:: What the task requires ::
From the first line of the data down to and including the line with "color='#1a1a1a', annotation_clip=False)", copy everything exactly, leaving out pictures.

Start of Material provided

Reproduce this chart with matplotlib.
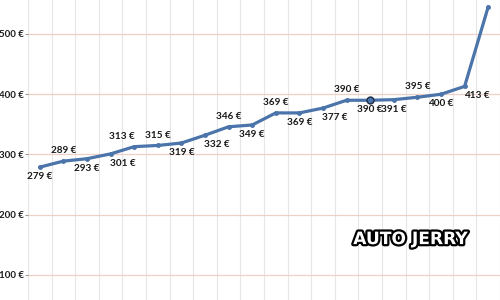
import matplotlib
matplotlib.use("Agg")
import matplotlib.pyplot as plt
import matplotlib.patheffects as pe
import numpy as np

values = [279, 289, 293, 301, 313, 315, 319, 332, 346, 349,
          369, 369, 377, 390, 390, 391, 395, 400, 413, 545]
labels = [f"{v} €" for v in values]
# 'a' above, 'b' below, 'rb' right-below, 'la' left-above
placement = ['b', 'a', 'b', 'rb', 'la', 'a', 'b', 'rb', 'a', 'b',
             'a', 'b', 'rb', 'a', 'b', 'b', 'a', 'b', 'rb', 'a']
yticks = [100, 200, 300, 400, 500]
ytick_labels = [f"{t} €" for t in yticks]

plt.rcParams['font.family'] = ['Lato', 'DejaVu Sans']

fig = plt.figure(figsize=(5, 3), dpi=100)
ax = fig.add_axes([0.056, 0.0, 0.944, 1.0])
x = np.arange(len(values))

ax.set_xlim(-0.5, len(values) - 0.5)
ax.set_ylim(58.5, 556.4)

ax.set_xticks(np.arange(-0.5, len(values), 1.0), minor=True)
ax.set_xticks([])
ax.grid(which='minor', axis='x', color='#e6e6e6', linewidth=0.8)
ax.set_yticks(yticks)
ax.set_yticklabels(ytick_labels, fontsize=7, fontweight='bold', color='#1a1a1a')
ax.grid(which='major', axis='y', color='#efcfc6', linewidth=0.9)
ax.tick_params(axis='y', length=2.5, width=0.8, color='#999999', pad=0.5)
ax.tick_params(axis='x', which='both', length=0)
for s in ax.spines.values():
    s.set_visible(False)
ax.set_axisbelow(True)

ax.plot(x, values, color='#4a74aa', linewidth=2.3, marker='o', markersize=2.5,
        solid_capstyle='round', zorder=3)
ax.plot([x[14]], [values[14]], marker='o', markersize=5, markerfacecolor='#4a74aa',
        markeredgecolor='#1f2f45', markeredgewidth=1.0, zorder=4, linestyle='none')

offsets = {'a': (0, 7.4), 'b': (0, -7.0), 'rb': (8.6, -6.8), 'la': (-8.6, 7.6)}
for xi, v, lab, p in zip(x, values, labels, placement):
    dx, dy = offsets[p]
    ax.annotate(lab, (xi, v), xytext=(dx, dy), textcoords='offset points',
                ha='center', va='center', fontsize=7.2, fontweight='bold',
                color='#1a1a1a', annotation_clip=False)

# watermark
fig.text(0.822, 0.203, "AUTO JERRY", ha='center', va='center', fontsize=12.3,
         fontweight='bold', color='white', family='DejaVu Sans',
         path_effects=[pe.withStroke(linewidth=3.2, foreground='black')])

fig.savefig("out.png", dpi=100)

End of Material provided

:: Written solution ::
Reproduce this chart with matplotlib.
import matplotlib
matplotlib.use("Agg")
import matplotlib.pyplot as plt
import matplotlib.patheffects as pe
import numpy as np

values = [279, 289, 293, 301, 313, 315, 319, 332, 346, 349,
          369, 369, 377, 390, 390, 391, 395, 400, 413, 545]
labels = [f"{v} €" for v in values]
# 'a' above, 'b' below, 'rb' right-below, 'la' left-above
placement = ['b', 'a', 'b', 'rb', 'la', 'a', 'b', 'rb', 'a', 'b',
             'a', 'b', 'rb', 'a', 'b', 'b', 'a', 'b', 'rb', 'a']
yticks = [100, 200, 300, 400, 500]
ytick_labels = [f"{t} €" for t in yticks]

plt.rcParams['font.family'] = ['Lato', 'DejaVu Sans']

fig = plt.figure(figsize=(5, 3), dpi=100)
ax = fig.add_axes([0.056, 0.0, 0.944, 1.0])
x = np.arange(len(values))

ax.set_xlim(-0.5, len(values) - 0.5)
ax.set_ylim(58.5, 556.4)

ax.set_xticks(np.arange(-0.5, len(values), 1.0), minor=True)
ax.set_xticks([])
ax.grid(which='minor', axis='x', color='#e6e6e6', linewidth=0.8)
ax.set_yticks(yticks)
ax.set_yticklabels(ytick_labels, fontsize=7, fontweight='bold', color='#1a1a1a')
ax.grid(which='major', axis='y', color='#efcfc6', linewidth=0.9)
ax.tick_params(axis='y', length=2.5, width=0.8, color='#999999', pad=0.5)
ax.tick_params(axis='x', which='both', length=0)
for s in ax.spines.values():
    s.set_visible(False)
ax.set_axisbelow(True)

ax.plot(x, values, color='#4a74aa', linewidth=2.3, marker='o', markersize=2.5,
        solid_capstyle='round', zorder=3)
ax.plot([x[14]], [values[14]], marker='o', markersize=5, markerfacecolor='#4a74aa',
        markeredgecolor='#1f2f45', markeredgewidth=1.0, zorder=4, linestyle='none')

offsets = {'a': (0, 7.4), 'b': (0, -7.0), 'rb': (8.6, -6.8), 'la': (-8.6, 7.6)}
for xi, v, lab, p in zip(x, values, labels, placement):
    dx, dy = offsets[p]
    ax.annotate(lab, (xi, v), xytext=(dx, dy), textcoords='offset points',
                ha='center', va='center', fontsize=7.2, fontweight='bold',
                color='#1a1a1a', annotation_clip=False)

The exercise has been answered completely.